**Goal**:
Only the lines from the line containing "Generate a Python" through the line containing "from matplotlib.colors import" should be reproduced, please, with no pictures.

[Begin]

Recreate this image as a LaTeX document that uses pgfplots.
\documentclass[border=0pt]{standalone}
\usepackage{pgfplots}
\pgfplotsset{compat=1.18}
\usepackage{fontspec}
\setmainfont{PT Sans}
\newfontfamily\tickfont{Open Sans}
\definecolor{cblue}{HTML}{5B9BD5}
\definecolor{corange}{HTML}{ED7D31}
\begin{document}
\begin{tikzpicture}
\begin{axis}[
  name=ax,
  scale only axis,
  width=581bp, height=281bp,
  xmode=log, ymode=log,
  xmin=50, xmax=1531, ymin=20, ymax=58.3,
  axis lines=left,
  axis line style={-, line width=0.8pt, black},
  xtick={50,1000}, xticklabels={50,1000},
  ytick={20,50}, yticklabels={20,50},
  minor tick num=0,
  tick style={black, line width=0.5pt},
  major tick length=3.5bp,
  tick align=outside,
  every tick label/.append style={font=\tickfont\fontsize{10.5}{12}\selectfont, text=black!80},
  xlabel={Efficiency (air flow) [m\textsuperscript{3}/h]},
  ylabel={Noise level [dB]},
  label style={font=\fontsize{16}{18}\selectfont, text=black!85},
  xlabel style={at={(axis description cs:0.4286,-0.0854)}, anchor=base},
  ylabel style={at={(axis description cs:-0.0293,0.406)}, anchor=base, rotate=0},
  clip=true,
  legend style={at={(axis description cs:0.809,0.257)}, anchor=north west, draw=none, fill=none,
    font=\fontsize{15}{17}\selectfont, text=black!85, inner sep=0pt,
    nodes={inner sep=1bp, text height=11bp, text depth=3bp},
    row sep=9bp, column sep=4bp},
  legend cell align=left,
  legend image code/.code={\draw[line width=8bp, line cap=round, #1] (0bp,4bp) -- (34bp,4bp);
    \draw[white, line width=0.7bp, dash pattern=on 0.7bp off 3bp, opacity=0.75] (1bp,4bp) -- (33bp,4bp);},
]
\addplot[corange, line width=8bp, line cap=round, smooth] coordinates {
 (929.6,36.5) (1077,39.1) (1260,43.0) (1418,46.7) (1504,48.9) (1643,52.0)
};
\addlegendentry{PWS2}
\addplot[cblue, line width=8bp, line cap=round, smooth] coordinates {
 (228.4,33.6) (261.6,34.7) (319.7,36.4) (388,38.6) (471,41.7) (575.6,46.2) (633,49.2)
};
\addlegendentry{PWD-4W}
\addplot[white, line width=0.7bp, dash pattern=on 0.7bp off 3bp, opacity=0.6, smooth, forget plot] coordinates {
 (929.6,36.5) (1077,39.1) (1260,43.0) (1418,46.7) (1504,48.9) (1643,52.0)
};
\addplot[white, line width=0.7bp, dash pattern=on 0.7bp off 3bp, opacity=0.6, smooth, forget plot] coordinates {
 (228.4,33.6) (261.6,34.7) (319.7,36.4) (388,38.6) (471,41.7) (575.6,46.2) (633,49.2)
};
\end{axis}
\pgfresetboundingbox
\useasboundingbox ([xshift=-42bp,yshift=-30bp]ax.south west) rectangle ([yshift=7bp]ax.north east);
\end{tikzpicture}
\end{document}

[End]
[Begin]

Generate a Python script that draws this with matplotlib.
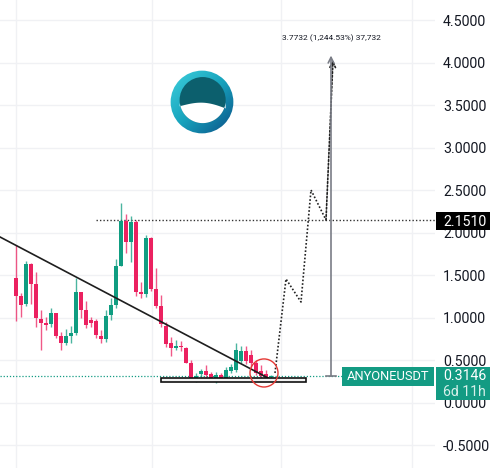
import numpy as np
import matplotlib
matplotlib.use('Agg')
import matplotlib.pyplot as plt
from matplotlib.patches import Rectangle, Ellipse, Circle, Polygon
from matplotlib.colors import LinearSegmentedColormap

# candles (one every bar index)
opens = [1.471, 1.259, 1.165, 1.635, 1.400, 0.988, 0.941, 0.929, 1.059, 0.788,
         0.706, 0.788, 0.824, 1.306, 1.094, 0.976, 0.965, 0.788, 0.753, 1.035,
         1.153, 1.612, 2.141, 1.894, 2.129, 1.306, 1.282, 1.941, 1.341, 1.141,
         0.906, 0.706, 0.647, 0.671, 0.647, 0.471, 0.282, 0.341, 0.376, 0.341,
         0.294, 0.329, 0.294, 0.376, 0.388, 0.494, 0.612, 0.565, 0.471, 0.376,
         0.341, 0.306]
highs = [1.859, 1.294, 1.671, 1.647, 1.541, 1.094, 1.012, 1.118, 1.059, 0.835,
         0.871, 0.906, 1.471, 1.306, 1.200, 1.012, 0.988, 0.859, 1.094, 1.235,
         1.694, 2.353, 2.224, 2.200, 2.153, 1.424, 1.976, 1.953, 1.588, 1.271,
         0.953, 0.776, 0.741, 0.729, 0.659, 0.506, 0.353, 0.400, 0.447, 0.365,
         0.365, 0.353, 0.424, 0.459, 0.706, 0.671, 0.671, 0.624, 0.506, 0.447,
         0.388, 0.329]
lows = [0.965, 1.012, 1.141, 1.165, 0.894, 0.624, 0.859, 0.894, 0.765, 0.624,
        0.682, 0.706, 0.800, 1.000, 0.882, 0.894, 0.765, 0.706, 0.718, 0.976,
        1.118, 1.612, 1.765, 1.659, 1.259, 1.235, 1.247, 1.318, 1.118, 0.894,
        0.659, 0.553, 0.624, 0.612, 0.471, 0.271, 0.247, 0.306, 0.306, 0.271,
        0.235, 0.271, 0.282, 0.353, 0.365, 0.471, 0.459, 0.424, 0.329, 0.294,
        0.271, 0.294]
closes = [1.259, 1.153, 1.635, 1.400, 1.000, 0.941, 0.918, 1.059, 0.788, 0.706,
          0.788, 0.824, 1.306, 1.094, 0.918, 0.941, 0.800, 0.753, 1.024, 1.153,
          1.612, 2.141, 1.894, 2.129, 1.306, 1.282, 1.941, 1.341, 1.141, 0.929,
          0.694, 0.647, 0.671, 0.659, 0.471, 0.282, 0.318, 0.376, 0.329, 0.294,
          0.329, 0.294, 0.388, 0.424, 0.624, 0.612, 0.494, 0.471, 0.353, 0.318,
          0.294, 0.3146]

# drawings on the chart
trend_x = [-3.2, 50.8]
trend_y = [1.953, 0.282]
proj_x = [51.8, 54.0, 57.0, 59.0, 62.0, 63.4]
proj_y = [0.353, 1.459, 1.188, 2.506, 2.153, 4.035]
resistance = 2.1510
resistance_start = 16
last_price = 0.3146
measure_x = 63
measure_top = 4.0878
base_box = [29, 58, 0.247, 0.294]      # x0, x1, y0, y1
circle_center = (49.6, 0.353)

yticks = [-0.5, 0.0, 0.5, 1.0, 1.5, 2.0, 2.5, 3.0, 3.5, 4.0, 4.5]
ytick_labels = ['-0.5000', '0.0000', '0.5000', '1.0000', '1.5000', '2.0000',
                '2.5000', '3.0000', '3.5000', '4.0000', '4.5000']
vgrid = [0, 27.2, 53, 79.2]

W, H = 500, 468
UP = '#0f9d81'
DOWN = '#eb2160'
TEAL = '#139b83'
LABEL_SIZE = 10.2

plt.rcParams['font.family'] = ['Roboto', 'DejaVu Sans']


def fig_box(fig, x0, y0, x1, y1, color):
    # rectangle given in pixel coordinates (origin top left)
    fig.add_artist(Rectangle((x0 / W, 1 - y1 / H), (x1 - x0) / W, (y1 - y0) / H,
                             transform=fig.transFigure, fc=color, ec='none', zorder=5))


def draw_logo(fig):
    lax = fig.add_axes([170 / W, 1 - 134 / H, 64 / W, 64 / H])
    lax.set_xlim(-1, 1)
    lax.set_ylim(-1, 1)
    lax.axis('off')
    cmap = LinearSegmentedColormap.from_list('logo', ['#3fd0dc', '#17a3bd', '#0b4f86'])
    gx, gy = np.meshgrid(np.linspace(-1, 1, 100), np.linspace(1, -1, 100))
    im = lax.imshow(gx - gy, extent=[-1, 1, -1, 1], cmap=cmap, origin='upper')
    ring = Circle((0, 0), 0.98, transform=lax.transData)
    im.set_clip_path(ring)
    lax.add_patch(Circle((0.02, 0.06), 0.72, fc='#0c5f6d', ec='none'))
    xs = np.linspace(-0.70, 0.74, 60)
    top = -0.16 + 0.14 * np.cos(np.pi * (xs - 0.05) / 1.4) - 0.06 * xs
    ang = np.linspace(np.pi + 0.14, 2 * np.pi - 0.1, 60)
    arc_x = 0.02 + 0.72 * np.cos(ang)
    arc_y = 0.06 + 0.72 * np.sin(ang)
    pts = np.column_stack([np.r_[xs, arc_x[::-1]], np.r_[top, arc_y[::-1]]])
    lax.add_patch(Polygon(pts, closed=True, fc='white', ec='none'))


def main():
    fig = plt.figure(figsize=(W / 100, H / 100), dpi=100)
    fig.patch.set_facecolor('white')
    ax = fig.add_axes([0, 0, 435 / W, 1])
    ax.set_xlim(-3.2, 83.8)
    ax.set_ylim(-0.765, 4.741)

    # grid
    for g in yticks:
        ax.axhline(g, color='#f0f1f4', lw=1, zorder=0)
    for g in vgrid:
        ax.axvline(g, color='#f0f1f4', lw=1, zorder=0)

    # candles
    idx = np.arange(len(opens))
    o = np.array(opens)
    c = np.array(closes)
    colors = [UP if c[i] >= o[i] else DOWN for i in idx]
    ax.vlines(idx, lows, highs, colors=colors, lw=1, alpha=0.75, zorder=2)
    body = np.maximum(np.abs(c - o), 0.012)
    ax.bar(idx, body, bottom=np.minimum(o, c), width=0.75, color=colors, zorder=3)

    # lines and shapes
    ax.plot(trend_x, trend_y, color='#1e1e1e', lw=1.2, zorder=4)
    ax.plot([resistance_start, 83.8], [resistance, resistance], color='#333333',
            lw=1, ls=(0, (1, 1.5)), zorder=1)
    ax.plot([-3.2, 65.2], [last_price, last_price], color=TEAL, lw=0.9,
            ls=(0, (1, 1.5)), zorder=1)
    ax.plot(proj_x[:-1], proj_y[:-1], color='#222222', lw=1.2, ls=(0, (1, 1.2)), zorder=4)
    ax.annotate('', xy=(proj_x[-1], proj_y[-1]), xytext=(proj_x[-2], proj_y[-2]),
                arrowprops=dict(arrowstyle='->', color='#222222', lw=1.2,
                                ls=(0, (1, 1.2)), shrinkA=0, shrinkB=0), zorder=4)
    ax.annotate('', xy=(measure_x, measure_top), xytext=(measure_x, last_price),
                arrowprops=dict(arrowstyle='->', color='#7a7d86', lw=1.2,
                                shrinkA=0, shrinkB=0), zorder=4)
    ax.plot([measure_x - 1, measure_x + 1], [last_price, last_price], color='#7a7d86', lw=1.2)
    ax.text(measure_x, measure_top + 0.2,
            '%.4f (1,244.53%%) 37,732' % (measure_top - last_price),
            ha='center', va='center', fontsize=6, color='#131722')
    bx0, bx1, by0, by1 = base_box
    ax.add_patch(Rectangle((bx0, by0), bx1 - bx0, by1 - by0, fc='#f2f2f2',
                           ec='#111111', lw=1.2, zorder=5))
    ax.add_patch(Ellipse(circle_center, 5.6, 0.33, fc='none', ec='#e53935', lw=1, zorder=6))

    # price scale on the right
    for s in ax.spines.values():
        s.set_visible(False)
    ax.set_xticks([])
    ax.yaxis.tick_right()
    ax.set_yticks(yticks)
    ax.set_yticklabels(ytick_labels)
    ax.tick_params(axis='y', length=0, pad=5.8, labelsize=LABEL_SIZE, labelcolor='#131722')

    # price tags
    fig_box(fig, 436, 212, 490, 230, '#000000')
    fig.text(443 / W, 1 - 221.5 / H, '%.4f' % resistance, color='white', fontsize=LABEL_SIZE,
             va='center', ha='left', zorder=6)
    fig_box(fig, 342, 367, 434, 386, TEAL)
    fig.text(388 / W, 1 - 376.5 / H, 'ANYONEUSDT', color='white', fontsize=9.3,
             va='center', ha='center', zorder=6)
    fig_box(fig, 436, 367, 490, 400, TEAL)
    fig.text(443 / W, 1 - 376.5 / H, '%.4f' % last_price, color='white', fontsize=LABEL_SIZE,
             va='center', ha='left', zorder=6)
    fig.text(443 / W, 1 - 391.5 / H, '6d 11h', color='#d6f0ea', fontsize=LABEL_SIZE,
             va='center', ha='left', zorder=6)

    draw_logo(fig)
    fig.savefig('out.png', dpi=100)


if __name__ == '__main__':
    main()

[End]

**Problem solution**:
Generate a Python script that draws this with matplotlib.
import numpy as np
import matplotlib
matplotlib.use('Agg')
import matplotlib.pyplot as plt
from matplotlib.patches import Rectangle, Ellipse, Circle, Polygon
from matplotlib.colors import LinearSegmentedColormap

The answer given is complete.